**GOAL:** Write the data below out exactly as it stands. Do not include the pictures.

**SUPPLIED MATERIAL:**

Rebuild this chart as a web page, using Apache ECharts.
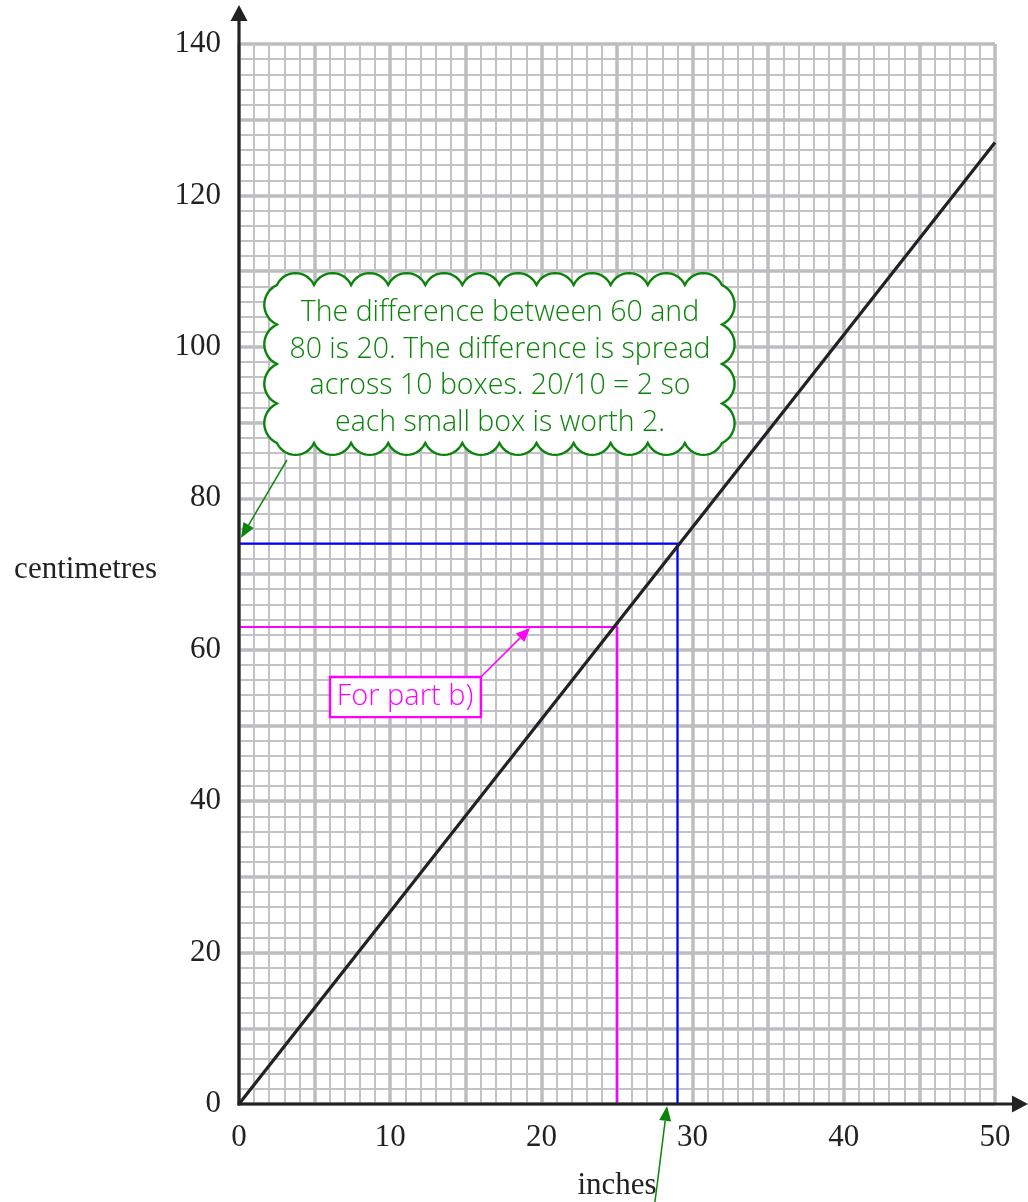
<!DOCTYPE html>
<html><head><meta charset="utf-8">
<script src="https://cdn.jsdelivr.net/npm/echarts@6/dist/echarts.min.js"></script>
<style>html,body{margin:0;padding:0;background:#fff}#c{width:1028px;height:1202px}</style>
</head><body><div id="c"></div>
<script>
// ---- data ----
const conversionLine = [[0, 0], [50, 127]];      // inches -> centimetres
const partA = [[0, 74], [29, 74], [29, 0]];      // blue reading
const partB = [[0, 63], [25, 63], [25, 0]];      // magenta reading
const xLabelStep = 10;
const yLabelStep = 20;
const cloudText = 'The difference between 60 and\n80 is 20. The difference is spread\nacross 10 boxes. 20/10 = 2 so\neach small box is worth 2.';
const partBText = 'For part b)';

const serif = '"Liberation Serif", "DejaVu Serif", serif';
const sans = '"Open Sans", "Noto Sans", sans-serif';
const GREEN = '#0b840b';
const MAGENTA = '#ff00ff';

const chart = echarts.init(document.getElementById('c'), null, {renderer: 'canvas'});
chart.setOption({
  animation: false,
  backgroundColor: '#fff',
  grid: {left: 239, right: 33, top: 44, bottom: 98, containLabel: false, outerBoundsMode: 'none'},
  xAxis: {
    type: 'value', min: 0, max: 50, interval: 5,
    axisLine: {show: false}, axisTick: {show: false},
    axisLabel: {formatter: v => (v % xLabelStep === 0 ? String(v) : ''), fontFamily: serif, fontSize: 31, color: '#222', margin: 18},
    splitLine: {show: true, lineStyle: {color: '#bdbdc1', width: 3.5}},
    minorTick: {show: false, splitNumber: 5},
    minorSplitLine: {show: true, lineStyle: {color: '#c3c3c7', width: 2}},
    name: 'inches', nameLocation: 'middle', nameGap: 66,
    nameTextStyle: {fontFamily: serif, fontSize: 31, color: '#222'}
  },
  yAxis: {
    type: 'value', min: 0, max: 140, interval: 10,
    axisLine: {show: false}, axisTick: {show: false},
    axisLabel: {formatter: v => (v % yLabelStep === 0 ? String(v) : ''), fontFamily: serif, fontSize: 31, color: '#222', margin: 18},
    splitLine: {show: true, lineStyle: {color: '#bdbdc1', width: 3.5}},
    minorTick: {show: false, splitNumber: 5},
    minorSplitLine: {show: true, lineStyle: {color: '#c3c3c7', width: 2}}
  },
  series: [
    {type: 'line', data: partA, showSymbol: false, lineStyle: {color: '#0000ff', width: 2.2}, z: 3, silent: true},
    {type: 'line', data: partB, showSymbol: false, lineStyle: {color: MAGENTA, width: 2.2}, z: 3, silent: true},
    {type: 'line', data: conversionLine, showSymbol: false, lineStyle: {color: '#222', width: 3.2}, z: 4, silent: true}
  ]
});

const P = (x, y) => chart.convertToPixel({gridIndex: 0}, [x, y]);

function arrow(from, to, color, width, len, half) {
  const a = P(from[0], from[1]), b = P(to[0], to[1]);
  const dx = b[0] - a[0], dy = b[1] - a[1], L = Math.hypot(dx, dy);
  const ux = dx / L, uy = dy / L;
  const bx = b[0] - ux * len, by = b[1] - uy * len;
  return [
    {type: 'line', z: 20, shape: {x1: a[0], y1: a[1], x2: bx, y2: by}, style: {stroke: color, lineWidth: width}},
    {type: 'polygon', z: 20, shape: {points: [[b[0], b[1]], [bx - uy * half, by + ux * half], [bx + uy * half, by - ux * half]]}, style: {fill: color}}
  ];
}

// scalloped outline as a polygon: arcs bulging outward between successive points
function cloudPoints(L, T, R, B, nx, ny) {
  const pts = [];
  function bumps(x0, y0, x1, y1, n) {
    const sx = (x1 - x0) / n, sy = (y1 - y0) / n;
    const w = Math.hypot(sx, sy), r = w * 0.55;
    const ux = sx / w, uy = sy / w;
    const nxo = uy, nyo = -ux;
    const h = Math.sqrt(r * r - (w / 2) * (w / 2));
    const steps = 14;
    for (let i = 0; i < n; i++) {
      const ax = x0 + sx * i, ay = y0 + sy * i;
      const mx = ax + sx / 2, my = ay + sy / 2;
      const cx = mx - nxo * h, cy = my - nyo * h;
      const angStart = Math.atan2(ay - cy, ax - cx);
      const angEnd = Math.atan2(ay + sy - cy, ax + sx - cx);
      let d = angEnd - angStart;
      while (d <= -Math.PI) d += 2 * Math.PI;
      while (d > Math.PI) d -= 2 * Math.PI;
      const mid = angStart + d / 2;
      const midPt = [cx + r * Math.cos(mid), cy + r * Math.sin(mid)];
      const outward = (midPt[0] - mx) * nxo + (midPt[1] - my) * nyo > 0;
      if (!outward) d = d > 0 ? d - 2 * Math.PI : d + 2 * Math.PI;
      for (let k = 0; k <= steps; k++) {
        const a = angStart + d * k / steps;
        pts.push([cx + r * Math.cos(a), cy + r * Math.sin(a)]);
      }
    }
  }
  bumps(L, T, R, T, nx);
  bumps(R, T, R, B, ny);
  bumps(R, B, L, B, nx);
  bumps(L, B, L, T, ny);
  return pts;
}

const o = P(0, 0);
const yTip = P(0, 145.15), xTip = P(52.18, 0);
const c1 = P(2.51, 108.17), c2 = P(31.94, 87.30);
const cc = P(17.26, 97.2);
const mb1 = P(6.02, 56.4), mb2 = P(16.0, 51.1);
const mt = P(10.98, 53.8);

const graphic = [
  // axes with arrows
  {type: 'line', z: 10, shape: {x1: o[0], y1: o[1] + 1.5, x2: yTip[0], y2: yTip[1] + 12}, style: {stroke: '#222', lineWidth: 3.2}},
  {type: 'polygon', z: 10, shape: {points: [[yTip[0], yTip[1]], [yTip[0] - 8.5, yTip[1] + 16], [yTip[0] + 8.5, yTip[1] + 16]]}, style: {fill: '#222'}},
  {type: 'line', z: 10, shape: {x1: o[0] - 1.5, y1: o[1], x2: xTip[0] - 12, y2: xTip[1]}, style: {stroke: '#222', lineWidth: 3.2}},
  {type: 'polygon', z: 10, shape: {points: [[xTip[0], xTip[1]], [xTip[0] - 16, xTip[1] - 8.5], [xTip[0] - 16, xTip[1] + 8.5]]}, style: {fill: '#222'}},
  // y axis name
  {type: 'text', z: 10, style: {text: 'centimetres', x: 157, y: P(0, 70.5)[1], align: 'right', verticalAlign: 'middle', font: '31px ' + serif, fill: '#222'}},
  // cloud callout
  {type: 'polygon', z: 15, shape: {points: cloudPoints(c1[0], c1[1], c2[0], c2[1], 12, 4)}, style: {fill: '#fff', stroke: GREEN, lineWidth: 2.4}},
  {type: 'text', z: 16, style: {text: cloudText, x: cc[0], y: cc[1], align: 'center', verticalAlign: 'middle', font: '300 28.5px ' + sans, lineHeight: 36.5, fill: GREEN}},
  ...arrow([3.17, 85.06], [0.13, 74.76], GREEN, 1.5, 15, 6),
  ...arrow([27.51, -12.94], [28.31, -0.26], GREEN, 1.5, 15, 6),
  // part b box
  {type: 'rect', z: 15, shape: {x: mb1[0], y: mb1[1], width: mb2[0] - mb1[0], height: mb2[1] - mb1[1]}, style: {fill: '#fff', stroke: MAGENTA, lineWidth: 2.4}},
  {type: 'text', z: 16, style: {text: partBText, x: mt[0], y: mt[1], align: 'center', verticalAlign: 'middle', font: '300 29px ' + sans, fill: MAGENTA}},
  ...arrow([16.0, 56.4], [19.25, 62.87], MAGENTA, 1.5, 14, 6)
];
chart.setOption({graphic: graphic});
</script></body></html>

**WRITTEN SOLUTION:**
Rebuild this chart as a web page, using Apache ECharts.
<!DOCTYPE html>
<html><head><meta charset="utf-8">
<script src="https://cdn.jsdelivr.net/npm/echarts@6/dist/echarts.min.js"></script>
<style>html,body{margin:0;padding:0;background:#fff}#c{width:1028px;height:1202px}</style>
</head><body><div id="c"></div>
<script>
// ---- data ----
const conversionLine = [[0, 0], [50, 127]];      // inches -> centimetres
const partA = [[0, 74], [29, 74], [29, 0]];      // blue reading
const partB = [[0, 63], [25, 63], [25, 0]];      // magenta reading
const xLabelStep = 10;
const yLabelStep = 20;
const cloudText = 'The difference between 60 and\n80 is 20. The difference is spread\nacross 10 boxes. 20/10 = 2 so\neach small box is worth 2.';
const partBText = 'For part b)';

const serif = '"Liberation Serif", "DejaVu Serif", serif';
const sans = '"Open Sans", "Noto Sans", sans-serif';
const GREEN = '#0b840b';
const MAGENTA = '#ff00ff';

const chart = echarts.init(document.getElementById('c'), null, {renderer: 'canvas'});
chart.setOption({
  animation: false,
  backgroundColor: '#fff',
  grid: {left: 239, right: 33, top: 44, bottom: 98, containLabel: false, outerBoundsMode: 'none'},
  xAxis: {
    type: 'value', min: 0, max: 50, interval: 5,
    axisLine: {show: false}, axisTick: {show: false},
    axisLabel: {formatter: v => (v % xLabelStep === 0 ? String(v) : ''), fontFamily: serif, fontSize: 31, color: '#222', margin: 18},
    splitLine: {show: true, lineStyle: {color: '#bdbdc1', width: 3.5}},
    minorTick: {show: false, splitNumber: 5},
    minorSplitLine: {show: true, lineStyle: {color: '#c3c3c7', width: 2}},
    name: 'inches', nameLocation: 'middle', nameGap: 66,
    nameTextStyle: {fontFamily: serif, fontSize: 31, color: '#222'}
  },
  yAxis: {
    type: 'value', min: 0, max: 140, interval: 10,
    axisLine: {show: false}, axisTick: {show: false},
    axisLabel: {formatter: v => (v % yLabelStep === 0 ? String(v) : ''), fontFamily: serif, fontSize: 31, color: '#222', margin: 18},
    splitLine: {show: true, lineStyle: {color: '#bdbdc1', width: 3.5}},
    minorTick: {show: false, splitNumber: 5},
    minorSplitLine: {show: true, lineStyle: {color: '#c3c3c7', width: 2}}
  },
  series: [
    {type: 'line', data: partA, showSymbol: false, lineStyle: {color: '#0000ff', width: 2.2}, z: 3, silent: true},
    {type: 'line', data: partB, showSymbol: false, lineStyle: {color: MAGENTA, width: 2.2}, z: 3, silent: true},
    {type: 'line', data: conversionLine, showSymbol: false, lineStyle: {color: '#222', width: 3.2}, z: 4, silent: true}
  ]
});

const P = (x, y) => chart.convertToPixel({gridIndex: 0}, [x, y]);

function arrow(from, to, color, width, len, half) {
  const a = P(from[0], from[1]), b = P(to[0], to[1]);
  const dx = b[0] - a[0], dy = b[1] - a[1], L = Math.hypot(dx, dy);
  const ux = dx / L, uy = dy / L;
  const bx = b[0] - ux * len, by = b[1] - uy * len;
  return [
    {type: 'line', z: 20, shape: {x1: a[0], y1: a[1], x2: bx, y2: by}, style: {stroke: color, lineWidth: width}},
    {type: 'polygon', z: 20, shape: {points: [[b[0], b[1]], [bx - uy * half, by + ux * half], [bx + uy * half, by - ux * half]]}, style: {fill: color}}
  ];
}

// scalloped outline as a polygon: arcs bulging outward between successive points
function cloudPoints(L, T, R, B, nx, ny) {
  const pts = [];
  function bumps(x0, y0, x1, y1, n) {
    const sx = (x1 - x0) / n, sy = (y1 - y0) / n;
    const w = Math.hypot(sx, sy), r = w * 0.55;
    const ux = sx / w, uy = sy / w;
    const nxo = uy, nyo = -ux;
    const h = Math.sqrt(r * r - (w / 2) * (w / 2));
    const steps = 14;
    for (let i = 0; i < n; i++) {
      const ax = x0 + sx * i, ay = y0 + sy * i;
      const mx = ax + sx / 2, my = ay + sy / 2;
      const cx = mx - nxo * h, cy = my - nyo * h;
      const angStart = Math.atan2(ay - cy, ax - cx);
      const angEnd = Math.atan2(ay + sy - cy, ax + sx - cx);
      let d = angEnd - angStart;
      while (d <= -Math.PI) d += 2 * Math.PI;
      while (d > Math.PI) d -= 2 * Math.PI;
      const mid = angStart + d / 2;
      const midPt = [cx + r * Math.cos(mid), cy + r * Math.sin(mid)];
      const outward = (midPt[0] - mx) * nxo + (midPt[1] - my) * nyo > 0;
      if (!outward) d = d > 0 ? d - 2 * Math.PI : d + 2 * Math.PI;
      for (let k = 0; k <= steps; k++) {
        const a = angStart + d * k / steps;
        pts.push([cx + r * Math.cos(a), cy + r * Math.sin(a)]);
      }
    }
  }
  bumps(L, T, R, T, nx);
  bumps(R, T, R, B, ny);
  bumps(R, B, L, B, nx);
  bumps(L, B, L, T, ny);
  return pts;
}

const o = P(0, 0);
const yTip = P(0, 145.15), xTip = P(52.18, 0);
const c1 = P(2.51, 108.17), c2 = P(31.94, 87.30);
const cc = P(17.26, 97.2);
const mb1 = P(6.02, 56.4), mb2 = P(16.0, 51.1);
const mt = P(10.98, 53.8);

const graphic = [
  // axes with arrows
  {type: 'line', z: 10, shape: {x1: o[0], y1: o[1] + 1.5, x2: yTip[0], y2: yTip[1] + 12}, style: {stroke: '#222', lineWidth: 3.2}},
  {type: 'polygon', z: 10, shape: {points: [[yTip[0], yTip[1]], [yTip[0] - 8.5, yTip[1] + 16], [yTip[0] + 8.5, yTip[1] + 16]]}, style: {fill: '#222'}},
  {type: 'line', z: 10, shape: {x1: o[0] - 1.5, y1: o[1], x2: xTip[0] - 12, y2: xTip[1]}, style: {stroke: '#222', lineWidth: 3.2}},
  {type: 'polygon', z: 10, shape: {points: [[xTip[0], xTip[1]], [xTip[0] - 16, xTip[1] - 8.5], [xTip[0] - 16, xTip[1] + 8.5]]}, style: {fill: '#222'}},
  // y axis name
  {type: 'text', z: 10, style: {text: 'centimetres', x: 157, y: P(0, 70.5)[1], align: 'right', verticalAlign: 'middle', font: '31px ' + serif, fill: '#222'}},
  // cloud callout
  {type: 'polygon', z: 15, shape: {points: cloudPoints(c1[0], c1[1], c2[0], c2[1], 12, 4)}, style: {fill: '#fff', stroke: GREEN, lineWidth: 2.4}},
  {type: 'text', z: 16, style: {text: cloudText, x: cc[0], y: cc[1], align: 'center', verticalAlign: 'middle', font: '300 28.5px ' + sans, lineHeight: 36.5, fill: GREEN}},
  ...arrow([3.17, 85.06], [0.13, 74.76], GREEN, 1.5, 15, 6),
  ...arrow([27.51, -12.94], [28.31, -0.26], GREEN, 1.5, 15, 6),
  // part b box
  {type: 'rect', z: 15, shape: {x: mb1[0], y: mb1[1], width: mb2[0] - mb1[0], height: mb2[1] - mb1[1]}, style: {fill: '#fff', stroke: MAGENTA, lineWidth: 2.4}},
  {type: 'text', z: 16, style: {text: partBText, x: mt[0], y: mt[1], align: 'center', verticalAlign: 'middle', font: '300 29px ' + sans, fill: MAGENTA}},
  ...arrow([16.0, 56.4], [19.25, 62.87], MAGENTA, 1.5, 14, 6)
];
chart.setOption({graphic: graphic});
</script></body></html>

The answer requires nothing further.